▽

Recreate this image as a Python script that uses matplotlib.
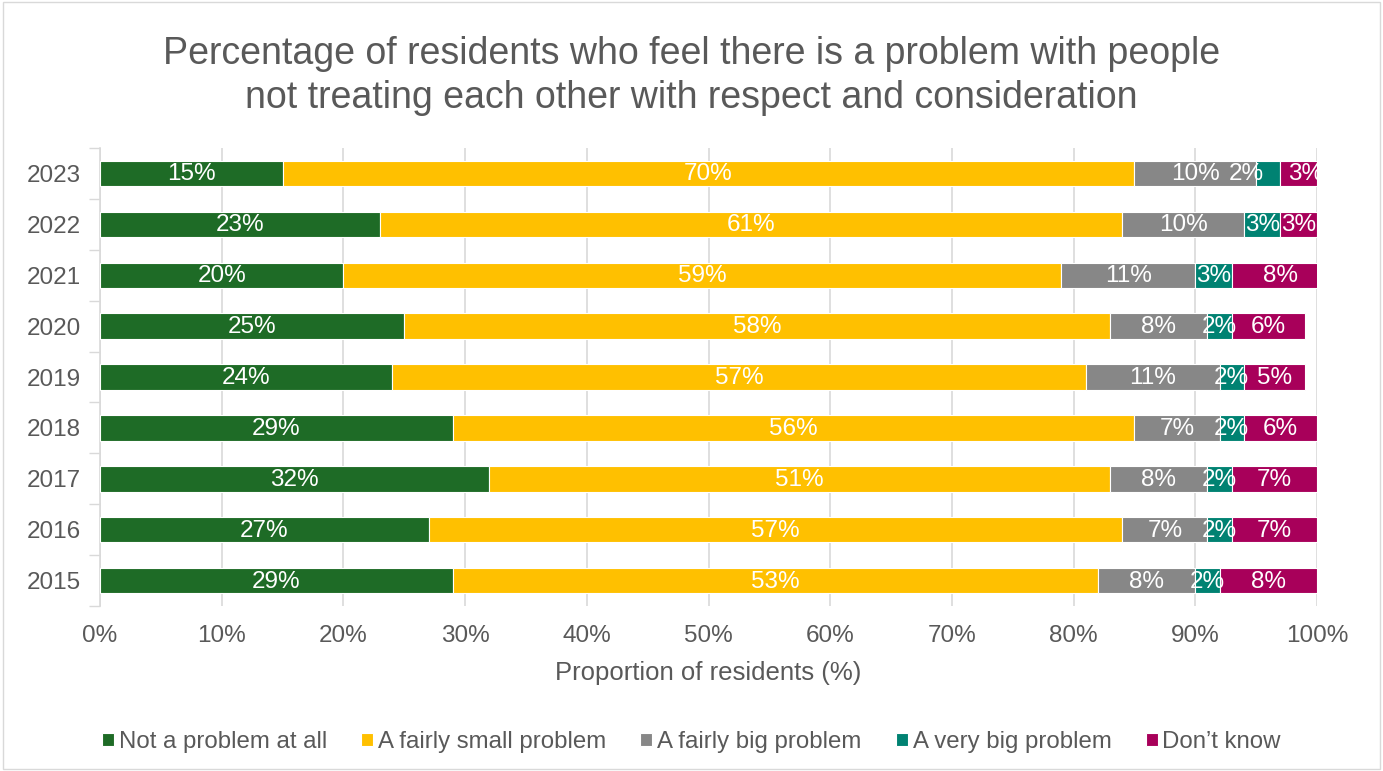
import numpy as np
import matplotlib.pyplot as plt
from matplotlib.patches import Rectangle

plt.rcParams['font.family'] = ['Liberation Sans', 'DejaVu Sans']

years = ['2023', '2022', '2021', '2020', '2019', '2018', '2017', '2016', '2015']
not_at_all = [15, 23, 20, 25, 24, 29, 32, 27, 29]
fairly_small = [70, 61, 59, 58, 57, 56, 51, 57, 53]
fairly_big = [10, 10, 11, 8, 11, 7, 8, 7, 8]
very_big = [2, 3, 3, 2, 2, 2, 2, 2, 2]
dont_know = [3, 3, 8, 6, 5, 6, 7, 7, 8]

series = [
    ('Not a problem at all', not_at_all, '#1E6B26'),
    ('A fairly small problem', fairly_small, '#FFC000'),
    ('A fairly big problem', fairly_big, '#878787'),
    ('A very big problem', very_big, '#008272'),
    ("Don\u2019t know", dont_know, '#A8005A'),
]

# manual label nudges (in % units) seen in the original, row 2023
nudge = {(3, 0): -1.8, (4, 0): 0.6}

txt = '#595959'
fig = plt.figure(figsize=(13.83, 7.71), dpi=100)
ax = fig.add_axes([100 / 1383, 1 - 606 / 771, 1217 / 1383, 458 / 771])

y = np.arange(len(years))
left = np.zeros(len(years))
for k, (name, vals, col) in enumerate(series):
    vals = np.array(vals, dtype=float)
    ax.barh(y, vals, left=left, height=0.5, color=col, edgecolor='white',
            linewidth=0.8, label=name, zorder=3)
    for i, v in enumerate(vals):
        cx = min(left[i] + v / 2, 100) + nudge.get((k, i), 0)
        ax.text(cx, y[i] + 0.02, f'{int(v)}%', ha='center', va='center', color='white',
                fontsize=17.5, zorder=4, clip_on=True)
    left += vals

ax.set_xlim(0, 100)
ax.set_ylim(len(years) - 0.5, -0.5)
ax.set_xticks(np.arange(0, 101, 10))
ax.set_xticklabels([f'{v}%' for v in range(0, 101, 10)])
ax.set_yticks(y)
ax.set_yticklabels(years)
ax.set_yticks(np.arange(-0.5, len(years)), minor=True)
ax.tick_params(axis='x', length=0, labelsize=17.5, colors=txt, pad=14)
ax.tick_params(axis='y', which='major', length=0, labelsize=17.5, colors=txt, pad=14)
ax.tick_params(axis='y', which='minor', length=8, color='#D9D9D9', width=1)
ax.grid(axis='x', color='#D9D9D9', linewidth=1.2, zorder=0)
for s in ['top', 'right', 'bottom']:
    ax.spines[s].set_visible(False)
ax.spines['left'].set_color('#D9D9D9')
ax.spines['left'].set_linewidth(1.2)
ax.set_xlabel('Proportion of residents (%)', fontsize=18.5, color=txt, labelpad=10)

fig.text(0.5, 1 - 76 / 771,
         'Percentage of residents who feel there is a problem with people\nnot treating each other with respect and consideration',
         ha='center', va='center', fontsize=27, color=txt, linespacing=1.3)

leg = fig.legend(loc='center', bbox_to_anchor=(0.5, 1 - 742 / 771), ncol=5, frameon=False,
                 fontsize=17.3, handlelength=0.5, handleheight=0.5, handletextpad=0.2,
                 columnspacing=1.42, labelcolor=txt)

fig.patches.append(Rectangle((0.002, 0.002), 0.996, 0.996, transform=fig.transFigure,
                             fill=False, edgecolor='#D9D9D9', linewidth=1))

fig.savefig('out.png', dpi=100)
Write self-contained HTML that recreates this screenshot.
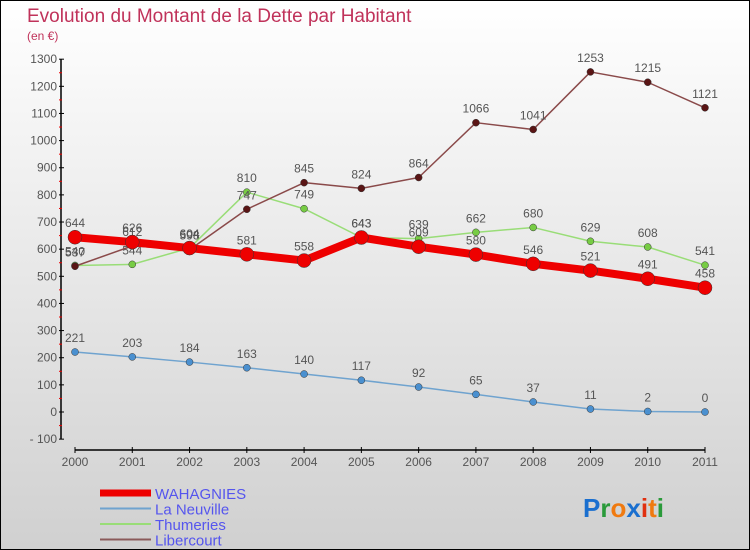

△

**What needs to be done**
Starting at the first line of the entries, restate word for word everything through the line that holds "dont_know = [3, 3, 8, 6, 5, 6, 7, 7, 8]", both ends included, but omit any pictures.

**Worked solution**
Recreate this image as a Python script that uses matplotlib.
import numpy as np
import matplotlib.pyplot as plt
from matplotlib.patches import Rectangle

plt.rcParams['font.family'] = ['Liberation Sans', 'DejaVu Sans']

years = ['2023', '2022', '2021', '2020', '2019', '2018', '2017', '2016', '2015']
not_at_all = [15, 23, 20, 25, 24, 29, 32, 27, 29]
fairly_small = [70, 61, 59, 58, 57, 56, 51, 57, 53]
fairly_big = [10, 10, 11, 8, 11, 7, 8, 7, 8]
very_big = [2, 3, 3, 2, 2, 2, 2, 2, 2]
dont_know = [3, 3, 8, 6, 5, 6, 7, 7, 8]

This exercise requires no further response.